بسم
الله الرحمن الرحيم
Fiqh Nikah (1)
[Definisi Nikah, Dalil Disyariatkan Nikah, Manfaat dan Hikmah
Pernikahan, Hakikat Nikah, dan Anjuran Untuk Menikah]
Segala puji bagi
Allah, shalawat dan salam semoga terlimpah kepada Rasulullah, kepada
keluarganya, kepada para sahabatnya dan orang-orang yang mengikutinya hingga
hari Kiamat, amma ba’du:
Berikut ini pembahasan
tentang pernikahan dan hal-hal yang terkait dengannya, semoga Allah menjadikan
penulisan risalah ini ikhlas karena-Nya dan bermanfaat, Allahumma aamin.
Ta'rif
(definisi) pernikahan
Nikah secara bahasa artinya menyatukan.
Sedangkan secara syara', nikah artinya akad yang di dalamnya membolehkan
masing-masing pasangan untuk bersenang-senang dengan pasangannya melalui cara
yang disyariatkan.
Dalil disyariatkan menikah
Menikah itu hukumnya masyru’ (disyariatkan) berdasarkan
Al Qur’an, As Sunnah dan Ijma’.
Dalam Al Qur'an, Allah Subhaanahu wa Ta'aala
berfirman,
فَانكِحُواْ مَا طَابَ لَكُم مِّنَ النِّسَاء مَثْنَى وَثُلاَثَ
وَرُبَاعَ
"Maka kawinilah wanita-wanita (lain) yang kamu senangi:
dua, tiga atau empat." (QS. An Nisaa’: 3)
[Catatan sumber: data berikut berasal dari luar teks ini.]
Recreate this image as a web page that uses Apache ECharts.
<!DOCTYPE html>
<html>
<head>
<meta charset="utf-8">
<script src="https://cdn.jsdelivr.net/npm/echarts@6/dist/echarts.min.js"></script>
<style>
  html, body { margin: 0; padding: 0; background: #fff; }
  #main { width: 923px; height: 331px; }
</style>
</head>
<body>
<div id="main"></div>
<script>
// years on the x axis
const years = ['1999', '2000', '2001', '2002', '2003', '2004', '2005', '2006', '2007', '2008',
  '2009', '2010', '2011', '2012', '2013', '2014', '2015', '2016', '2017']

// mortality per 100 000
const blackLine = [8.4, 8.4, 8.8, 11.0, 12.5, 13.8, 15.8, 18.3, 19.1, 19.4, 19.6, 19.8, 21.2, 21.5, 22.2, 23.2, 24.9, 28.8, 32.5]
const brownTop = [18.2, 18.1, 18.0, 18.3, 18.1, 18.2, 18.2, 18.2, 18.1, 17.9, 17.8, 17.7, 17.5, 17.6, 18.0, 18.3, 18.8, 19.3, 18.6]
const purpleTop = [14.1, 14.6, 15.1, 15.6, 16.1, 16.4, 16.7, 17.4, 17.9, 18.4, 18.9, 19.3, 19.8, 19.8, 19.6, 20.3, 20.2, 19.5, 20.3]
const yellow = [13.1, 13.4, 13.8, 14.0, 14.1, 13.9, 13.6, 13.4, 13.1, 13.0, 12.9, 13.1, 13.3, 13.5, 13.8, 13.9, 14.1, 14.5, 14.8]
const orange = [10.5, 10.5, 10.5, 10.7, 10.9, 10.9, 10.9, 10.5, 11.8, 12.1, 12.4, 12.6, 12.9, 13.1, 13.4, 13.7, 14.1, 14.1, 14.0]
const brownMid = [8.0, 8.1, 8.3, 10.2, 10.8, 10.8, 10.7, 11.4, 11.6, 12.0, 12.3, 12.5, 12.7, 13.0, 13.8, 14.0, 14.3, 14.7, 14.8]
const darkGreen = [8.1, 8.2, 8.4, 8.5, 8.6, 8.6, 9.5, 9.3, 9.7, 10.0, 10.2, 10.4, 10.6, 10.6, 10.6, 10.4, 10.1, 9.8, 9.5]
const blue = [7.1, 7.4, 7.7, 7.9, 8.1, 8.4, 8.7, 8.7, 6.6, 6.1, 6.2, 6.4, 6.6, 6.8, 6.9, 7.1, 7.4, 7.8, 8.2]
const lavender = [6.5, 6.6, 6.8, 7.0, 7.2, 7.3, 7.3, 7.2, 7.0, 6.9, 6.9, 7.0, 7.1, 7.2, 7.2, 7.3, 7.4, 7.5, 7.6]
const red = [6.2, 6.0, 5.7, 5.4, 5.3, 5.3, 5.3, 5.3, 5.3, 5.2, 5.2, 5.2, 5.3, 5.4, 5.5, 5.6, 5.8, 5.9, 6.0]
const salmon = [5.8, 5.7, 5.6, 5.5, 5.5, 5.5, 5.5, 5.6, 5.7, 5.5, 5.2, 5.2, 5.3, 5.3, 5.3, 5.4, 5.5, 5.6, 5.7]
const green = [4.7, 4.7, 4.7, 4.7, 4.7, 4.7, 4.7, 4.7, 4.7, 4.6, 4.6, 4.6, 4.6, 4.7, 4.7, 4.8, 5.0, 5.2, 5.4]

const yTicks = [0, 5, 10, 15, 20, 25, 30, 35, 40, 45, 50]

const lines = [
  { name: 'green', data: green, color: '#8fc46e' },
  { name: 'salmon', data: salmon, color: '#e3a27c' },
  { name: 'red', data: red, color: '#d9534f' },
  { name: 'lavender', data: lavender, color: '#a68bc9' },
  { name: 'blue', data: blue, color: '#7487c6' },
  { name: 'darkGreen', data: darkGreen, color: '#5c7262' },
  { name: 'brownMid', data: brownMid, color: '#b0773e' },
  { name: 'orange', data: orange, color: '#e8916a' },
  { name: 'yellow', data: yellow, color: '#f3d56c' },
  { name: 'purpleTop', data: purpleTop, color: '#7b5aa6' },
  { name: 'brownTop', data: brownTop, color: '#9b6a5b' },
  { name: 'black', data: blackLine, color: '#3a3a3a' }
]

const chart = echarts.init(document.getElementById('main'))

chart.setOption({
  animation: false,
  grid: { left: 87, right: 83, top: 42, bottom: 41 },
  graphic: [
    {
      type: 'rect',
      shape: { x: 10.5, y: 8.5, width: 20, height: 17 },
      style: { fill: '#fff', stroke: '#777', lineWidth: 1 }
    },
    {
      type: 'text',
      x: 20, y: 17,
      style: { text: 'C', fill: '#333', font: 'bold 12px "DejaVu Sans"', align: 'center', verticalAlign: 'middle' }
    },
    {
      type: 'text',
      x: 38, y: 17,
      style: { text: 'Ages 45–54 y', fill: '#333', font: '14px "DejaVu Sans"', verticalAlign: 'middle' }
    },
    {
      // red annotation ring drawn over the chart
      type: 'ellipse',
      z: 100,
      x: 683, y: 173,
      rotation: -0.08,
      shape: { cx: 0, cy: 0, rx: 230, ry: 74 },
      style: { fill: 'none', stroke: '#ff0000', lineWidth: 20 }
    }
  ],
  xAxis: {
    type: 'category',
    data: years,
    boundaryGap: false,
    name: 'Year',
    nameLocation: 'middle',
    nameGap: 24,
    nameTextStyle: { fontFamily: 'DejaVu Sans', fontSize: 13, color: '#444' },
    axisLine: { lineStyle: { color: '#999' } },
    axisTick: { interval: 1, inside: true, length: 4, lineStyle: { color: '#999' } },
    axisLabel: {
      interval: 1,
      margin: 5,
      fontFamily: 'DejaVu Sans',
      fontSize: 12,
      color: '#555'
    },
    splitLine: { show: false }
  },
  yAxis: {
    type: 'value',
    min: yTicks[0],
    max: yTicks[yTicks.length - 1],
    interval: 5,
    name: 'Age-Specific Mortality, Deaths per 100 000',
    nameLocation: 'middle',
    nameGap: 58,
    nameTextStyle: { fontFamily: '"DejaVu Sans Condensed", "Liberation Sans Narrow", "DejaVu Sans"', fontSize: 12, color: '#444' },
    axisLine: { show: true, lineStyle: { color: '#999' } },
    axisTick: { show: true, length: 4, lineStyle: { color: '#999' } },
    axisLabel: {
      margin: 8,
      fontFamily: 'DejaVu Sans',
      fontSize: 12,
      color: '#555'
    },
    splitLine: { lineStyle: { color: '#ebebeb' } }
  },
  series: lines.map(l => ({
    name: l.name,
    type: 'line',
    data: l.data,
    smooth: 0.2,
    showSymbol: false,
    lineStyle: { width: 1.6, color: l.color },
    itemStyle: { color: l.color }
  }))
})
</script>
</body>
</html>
Dalam hadits, Rasulullah shallallahu 'alaihi wa
sallam bersabda,
يَا مَعْشَرَ اَلشَّبَابِ مَنِ اسْتَطَاعَ مِنْكُمُ
اَلْبَاءَةَ فَلْيَتَزَوَّجْ , فَإِنَّهُ أَغَضُّ لِلْبَصَرِ , وَأَحْصَنُ
لِلْفَرْجِ , وَمَنْ لَمْ يَسْتَطِعْ فَعَلَيْهِ بِالصَّوْمِ ; فَإِنَّهُ لَهُ
وِجَاءٌ".
“Wahai para pemuda! Siapa saja di antara kamu yang mampu menikah[i], maka hendaknya ia menikah.
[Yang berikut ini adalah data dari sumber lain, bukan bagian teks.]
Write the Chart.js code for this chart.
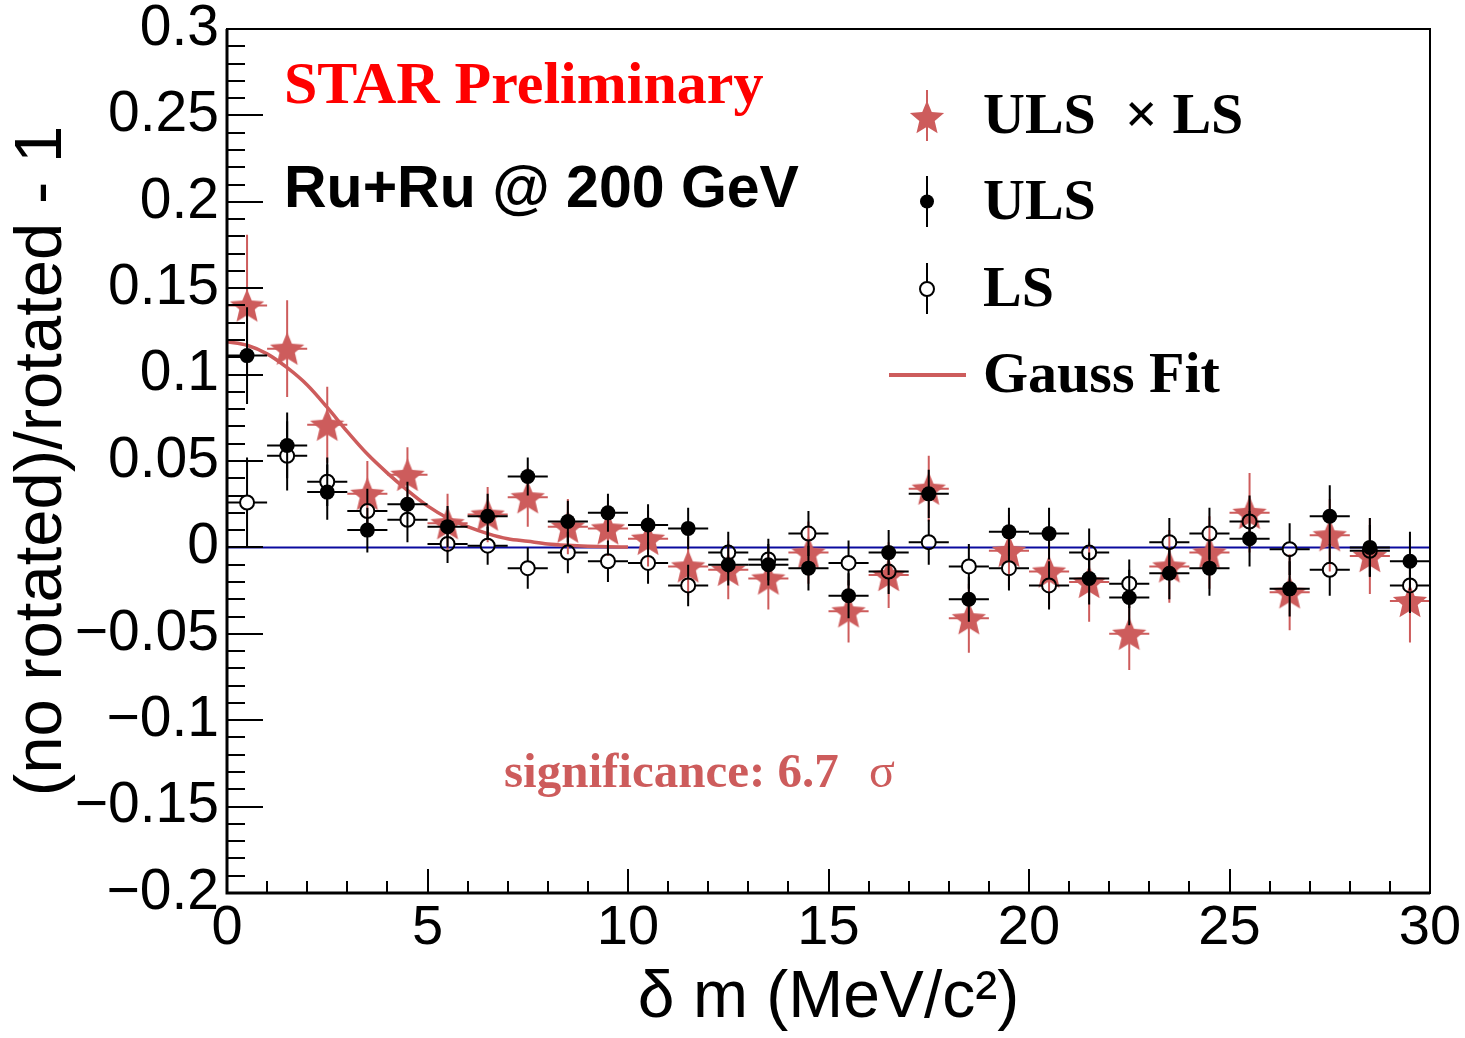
<!DOCTYPE html>
<html><head><meta charset="utf-8">
<script src="https://cdn.jsdelivr.net/npm/chart.js@4.4.0/dist/chart.umd.min.js"></script>
<style>html,body{margin:0;padding:0;background:#fff;overflow:hidden}#wrap{width:1465px;height:1038px}</style>
</head><body><div id="wrap"><canvas id="c" width="1465" height="1038"></canvas></div>
<script>
// ---------------- data ----------------
const binCenters = [0.5,1.5,2.5,3.5,4.5,5.5,6.5,7.5,8.5,9.5,10.5,11.5,12.5,13.5,14.5,15.5,16.5,17.5,18.5,19.5,20.5,21.5,22.5,23.5,24.5,25.5,26.5,27.5,28.5,29.5];
const binHalfWidth = 0.5;
const ulsXls = [0.140,0.115,0.071,0.031,0.042,0.014,0.019,0.029,0.012,0.011,0.005,-0.011,-0.013,-0.018,-0.003,-0.037,-0.016,0.034,-0.041,-0.002,-0.014,-0.020,-0.050,-0.011,-0.003,0.020,-0.026,0.007,-0.005,-0.031];
const ulsXlsErr = [0.041,0.028,0.022,0.019,0.016,0.017,0.016,0.017,0.016,0.016,0.016,0.017,0.017,0.018,0.018,0.018,0.019,0.019,0.020,0.021,0.021,0.023,0.021,0.021,0.021,0.023,0.022,0.021,0.022,0.024];
const uls = [0.111,0.059,0.032,0.010,0.025,0.012,0.018,0.041,0.015,0.020,0.013,0.011,-0.010,-0.010,-0.012,-0.028,-0.003,0.031,-0.030,0.009,0.008,-0.018,-0.029,-0.015,-0.012,0.005,-0.024,0.018,0.000,-0.008];
const ulsErr = [0.028,0.019,0.016,0.013,0.013,0.012,0.013,0.011,0.012,0.011,0.012,0.012,0.012,0.012,0.013,0.013,0.013,0.014,0.013,0.014,0.015,0.015,0.016,0.015,0.016,0.016,0.016,0.018,0.017,0.017];
const ls = [0.026,0.053,0.038,0.021,0.016,0.002,0.001,-0.012,-0.003,-0.008,-0.009,-0.022,-0.003,-0.007,0.008,-0.009,-0.014,0.003,-0.011,-0.012,-0.022,-0.003,-0.021,0.003,0.008,0.015,-0.001,-0.013,-0.002,-0.022];
const lsErr = [0.026,0.020,0.014,0.013,0.013,0.011,0.011,0.012,0.012,0.012,0.012,0.012,0.012,0.012,0.013,0.013,0.013,0.013,0.013,0.013,0.014,0.014,0.014,0.014,0.015,0.015,0.015,0.015,0.015,0.016];
const gaussX = [0,0.5,1,1.5,2,2.5,3,3.5,4,4.5,5,5.5,6,6.5,7,7.5,8,8.5,9,9.5,10];
const gaussY = [0.119,0.117,0.112,0.104,0.094,0.081,0.067,0.054,0.043,0.033,0.024,0.017,0.012,0.008,0.005,0.0035,0.002,0.0012,0.0007,0.0004,0.0002];
const zeroLineX = [0,30];
const zeroLineY = [0,0];
const xTickLabels = ['0','5','10','15','20','25','30'];
const yTickLabels = ['\u22120.2','\u22120.15','\u22120.1','\u22120.05','0','0.05','0.1','0.15','0.2','0.25','0.3'];

// ---------------- styling ----------------
const RED = '#cd5c5c';
const SANS = '"Liberation Sans", Arial, sans-serif';
const SERIF = '"Liberation Serif", "Times New Roman", serif';

function makeStar(R, color) {
  const c = document.createElement('canvas');
  const s = Math.ceil(2 * R + 2);
  c.width = s; c.height = s;
  const g = c.getContext('2d');
  const cx = s / 2, cy = s / 2 + R * 0.09;
  const r = R * 0.45;
  g.beginPath();
  for (let i = 0; i < 10; i++) {
    const a = -Math.PI / 2 + i * Math.PI / 5;
    const rr = (i % 2 === 0) ? R : r;
    const px = cx + rr * Math.cos(a), py = cy + rr * Math.sin(a);
    if (i === 0) g.moveTo(px, py); else g.lineTo(px, py);
  }
  g.closePath();
  g.fillStyle = color;
  g.fill();
  return c;
}
const starImg = makeStar(18, RED);

const pts = (xs, ys) => xs.map((x, i) => ({x, y: ys[i]}));

const errPlugin = {
  id: 'errbars',
  beforeDatasetDraw(chart, args) {
    const ds = chart.data.datasets[args.index];
    if (!ds.yErr) return;
    const xs = chart.scales.x, ys = chart.scales.y;
    const ctx = chart.ctx;
    ctx.save();
    ctx.strokeStyle = ds.errColor;
    ctx.lineWidth = 2;
    const gap = ds.errGap || 0;
    ds.data.forEach((p, i) => {
      const px = xs.getPixelForValue(p.x), py = ys.getPixelForValue(p.y);
      const x0 = xs.getPixelForValue(p.x - binHalfWidth), x1 = xs.getPixelForValue(p.x + binHalfWidth);
      const yt = ys.getPixelForValue(p.y + ds.yErr[i]), yb = ys.getPixelForValue(p.y - ds.yErr[i]);
      ctx.beginPath();
      ctx.moveTo(x0, py); ctx.lineTo(px - gap, py);
      ctx.moveTo(px + gap, py); ctx.lineTo(x1, py);
      ctx.moveTo(px, yt); ctx.lineTo(px, Math.min(yb, py - gap) < yt ? yt : py - gap);
      ctx.moveTo(px, py + gap); ctx.lineTo(px, Math.max(yb, py + gap));
      ctx.stroke();
    });
    ctx.restore();
  }
};

const decorPlugin = {
  id: 'decor',
  afterDatasetsDraw(chart) {
    const ctx = chart.ctx;
    const a = chart.chartArea;
    const xs = chart.scales.x, ys = chart.scales.y;
    ctx.save();
    // frame
    ctx.strokeStyle = '#000';
    ctx.lineWidth = 2;
    ctx.strokeRect(a.left, a.top, a.right - a.left, a.bottom - a.top);
    ctx.lineWidth = 3;
    ctx.beginPath();
    ctx.moveTo(a.left, a.top); ctx.lineTo(a.left, a.bottom); ctx.lineTo(a.right, a.bottom);
    ctx.stroke();
    // ticks
    ctx.lineWidth = 2;
    ctx.beginPath();
    for (let k = 0; k <= 50; k++) {
      const v = -0.2 + k * 0.01;
      const py = Math.round(ys.getPixelForValue(v));
      const len = (k % 5 === 0) ? 36 : 18;
      ctx.moveTo(a.left, py); ctx.lineTo(a.left + len, py);
    }
    for (let k = 0; k <= 30; k++) {
      const px = Math.round(xs.getPixelForValue(k));
      const len = (k % 5 === 0) ? 24 : 12;
      ctx.moveTo(px, a.bottom); ctx.lineTo(px, a.bottom - len);
    }
    ctx.stroke();

    // texts
    ctx.textAlign = 'left';
    ctx.textBaseline = 'alphabetic';
    ctx.fillStyle = '#ff0000';
    ctx.font = 'bold 60px ' + SERIF;
    ctx.fillText('STAR Preliminary', 284, 103);
    ctx.fillStyle = '#000';
    ctx.font = 'bold 59px ' + SANS;
    ctx.fillText('Ru+Ru @ 200 GeV', 284, 207);
    ctx.fillStyle = RED;
    ctx.font = 'bold 49px ' + SERIF;
    ctx.fillText('significance: 6.7', 504, 787);
    ctx.font = '48px ' + SERIF;
    ctx.fillText('\u03c3', 869, 787);

    // legend
    const mx = 927;
    ctx.lineWidth = 2;
    ctx.strokeStyle = RED;
    ctx.beginPath(); ctx.moveTo(mx, 90); ctx.lineTo(mx, 141); ctx.stroke();
    ctx.drawImage(starImg, mx - starImg.width / 2, 117 - starImg.height / 2);
    ctx.strokeStyle = '#000';
    ctx.beginPath(); ctx.moveTo(mx, 176); ctx.lineTo(mx, 227); ctx.stroke();
    ctx.fillStyle = '#000';
    ctx.beginPath(); ctx.arc(mx, 201.5, 7, 0, Math.PI * 2); ctx.fill();
    ctx.beginPath(); ctx.moveTo(mx, 263); ctx.lineTo(mx, 282); ctx.moveTo(mx, 296); ctx.lineTo(mx, 314); ctx.stroke();
    ctx.beginPath(); ctx.arc(mx, 289, 7, 0, Math.PI * 2); ctx.fillStyle = '#fff'; ctx.fill(); ctx.stroke();
    ctx.strokeStyle = RED; ctx.lineWidth = 4;
    ctx.beginPath(); ctx.moveTo(889, 375); ctx.lineTo(966, 375); ctx.stroke();
    ctx.fillStyle = '#000';
    ctx.font = 'bold 58px ' + SERIF;
    ctx.fillText('ULS  \u00d7 LS', 983, 133);
    ctx.fillText('ULS', 983, 219);
    ctx.fillText('LS', 983, 306);
    ctx.fillText('Gauss Fit', 983, 392);
    ctx.restore();
  }
};

const chart = new Chart(document.getElementById('c'), {
  type: 'scatter',
  data: {
    datasets: [
      { label: 'LS', data: pts(binCenters, ls), yErr: lsErr, errColor: '#000', errGap: 7,
        pointStyle: 'circle', pointRadius: 7, pointBorderWidth: 2, pointBorderColor: '#000',
        pointBackgroundColor: 'rgba(0,0,0,0)', order: 0 },
      { label: 'ULS', data: pts(binCenters, uls), yErr: ulsErr, errColor: '#000', errGap: 0,
        pointStyle: 'circle', pointRadius: 7.5, pointBorderWidth: 0, pointBorderColor: '#000',
        pointBackgroundColor: '#000', order: 1 },
      { label: 'Gauss Fit', type: 'line', data: pts(gaussX, gaussY), borderColor: RED, borderWidth: 3.5,
        pointRadius: 0, cubicInterpolationMode: 'monotone', fill: false, order: 2 },
      { label: 'ULS \u00d7 LS', data: pts(binCenters, ulsXls), yErr: ulsXlsErr, errColor: RED, errGap: 0,
        pointStyle: starImg, pointRadius: 18, order: 3 },
      { label: 'zero', type: 'line', data: pts(zeroLineX, zeroLineY), borderColor: '#0a0a9e', borderWidth: 2,
        pointRadius: 0, fill: false, order: 4 }
    ]
  },
  options: {
    responsive: false, animation: false, devicePixelRatio: 1,
    layout: { padding: { left: 0, right: 35, top: 29, bottom: 0 } },
    plugins: { legend: { display: false }, tooltip: { enabled: false } },
    scales: {
      x: {
        type: 'linear', min: 0, max: 30,
        grid: { display: false, drawTicks: false }, border: { display: false },
        ticks: { stepSize: 5, autoSkip: false, maxRotation: 0, padding: 8, color: '#000',
          font: { family: SANS, size: 56, lineHeight: 1 },
          callback: (v) => xTickLabels[Math.round(v / 5)] },
        title: { display: true, text: '\u03b4 m (MeV/c\u00b2)', color: '#000',
          font: { family: SANS, size: 66 }, padding: { top: 0, bottom: 0 } },
        afterFit(s) { s.height = 145; s.paddingLeft = 0; s.paddingRight = 0; }
      },
      y: {
        type: 'linear', min: -0.2, max: 0.3,
        grid: { display: false, drawTicks: false }, border: { display: false },
        ticks: { stepSize: 0.05, autoSkip: false, padding: 8, color: '#000',
          font: { family: SANS, size: 57, lineHeight: 1 },
          callback: (v) => yTickLabels[Math.round((v + 0.2) / 0.05)] },
        title: { display: true, text: '(no rotated)/rotated - 1', color: '#000',
          font: { family: SANS, size: 67 }, padding: { top: 2, bottom: 0 } },
        afterFit(s) { s.width = 227; s.paddingTop = 0; s.paddingBottom = 0; }
      }
    }
  },
  plugins: [errPlugin, decorPlugin]
});
</script></body></html>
Karena nikah itu dapat menundukkkan pandangan dan menjaga kehormatan. Namun barang
siapa yang tidak mampu, hendaknya ia berpuasa, karena puasa dapat memutuskan
syahwatnya.” (HR. Bukhari dan Muslim)
تَزَوَّجُوا
الْوَدُوْدَ الْوَلُوْدَ؛ فَإِنِّي مُكَاثِرٌ بِكُمُ الْأُمَمَ
"Nikahilah wanita yang sangat cinta dan subur. Karena aku
akan berbangga dengan kalian di hadapan umat yang lain." (HR. Abu Dawud
dan Nasa'i, dan dishahihkan oleh Al Albani, lihat Shahih An Nasa'i no. 3026)
Dan kaum muslim juga sepakat tentang
disyariatkan menikah.
Manfaat dan hikmah pernikahan
Allah Subhaanahu wa Ta'ala mensyariatkan nikah
karena hikmah yang banyak, di antaranya: menjaga keturunan, memperbanyak jumlah
kaum muslim, menjaga kehormatan, menolong kaum wanita dengan diberikan nafkah
yang wajib ditanggung suami, menjaga nasab, menumbuhkan ketenangan dan
ketentraman (lihat QS. Ar Ruum: 21), menjaga masyarakat dari moral yang merosot,
mengikat kekerabatan, dan lain-lain. Demikian juga memberikan ruang untuk
gejolak seks pada diri seseorang, Rasulullah shallallahu 'alaihi wa sallam
bersabda:
إِنَّ الْمَرْأَةَ تُقْبِلُ فِى صُورَةِ شَيْطَانٍ وَتُدْبِرُ
فِى صُورَةِ شَيْطَانٍ فَإِذَا أَبْصَرَ أَحَدُكُمُ امْرَأَةً فَلْيَأْتِ أَهْلَهُ
فَإِنَّ ذَلِكَ يَرُدُّ مَا فِى نَفْسِهِ » .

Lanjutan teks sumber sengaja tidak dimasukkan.